UN Security Council Fears for Lebanon's Stability
July 10, 2013
by Margaret Besheer
The U.N. Security Council expressed deepening concern Wednesday that Lebanon’s stability could be weakened by the growing impact of the Syrian crisis on its smaller neighbor.
The 15-nation Security Council issued a statement urging Lebanon to recommit to its policy of dissociation regarding the Syrian conflict, as it copes with a mounting refugee crisis, cross-border fire, domestic sectarian tensions, and the direct participation of at least one Lebanese group in the Syria fighting.
Speaking to reporters, French Ambassador Gérard Araud said Lebanon is threatened to be engulfed by the Syrian crisis and that recommitting to a policy of dissociation is the only way for Lebanon to avoid being dragged into that conflict.
“I think it is nearly a miracle that this country has succeeded to resist to the incredible pressures and tensions which are stemming from the Syrian crisis," said Araud. "For more than two years now, the Lebanese have avoided the worst.
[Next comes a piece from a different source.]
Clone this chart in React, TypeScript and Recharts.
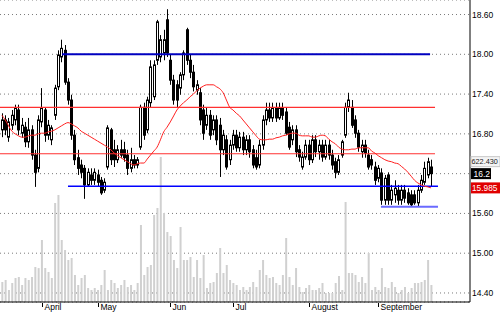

But the situation is worsening every day.”
Growing issues in political vacuum
Lebanon currently has no government. Prime Minister Najib Mikati quit in March and the caretaker prime minister, Tammam Salam, has yet to form a government. Political tensions among the many religious factions are growing while the economy is contracting.
The Security Council expressed concern about recent violence in two major Lebanese cities and a car bomb explosion this week in Beirut’s southern suburb.
Adding to this, Hezbollah, the militant Shi'ite group, has openly said its fighters are helping President Bashar al-Assad’s army battle rebels in Syria.
Lebanon, which suffered its own civil war from 1974 to 1990, is now hosting the largest number of Syrian refugees of any country. The United Nations says nearly 600,000 are officially registered, but many more are not. The Lebanese government estimates the refugee number at slightly more than one million - a huge burden on a country of less than four million people and a territory only about 10,000 square kilometers.
Plea for international support
But despite the impact of the refugees, Lebanese Ambassador Nawaf Salam said the country will not close its borders.
“Let me stress three things: one, Lebanon will not close its borders; Lebanon will not turn back any refugee; Lebanon will continue to provide assistance to all Syrian refugees,” said Salam.
Unlike Syria’s other neighbors who are hosting refugees, Lebanon does not have formal camps for them. The Syrians have been absorbed into existing communities, which are now overwhelmed.
Ambassador Salam said Lebanon cannot cope on its own with the burden of the refugee crisis and he appealed for international support.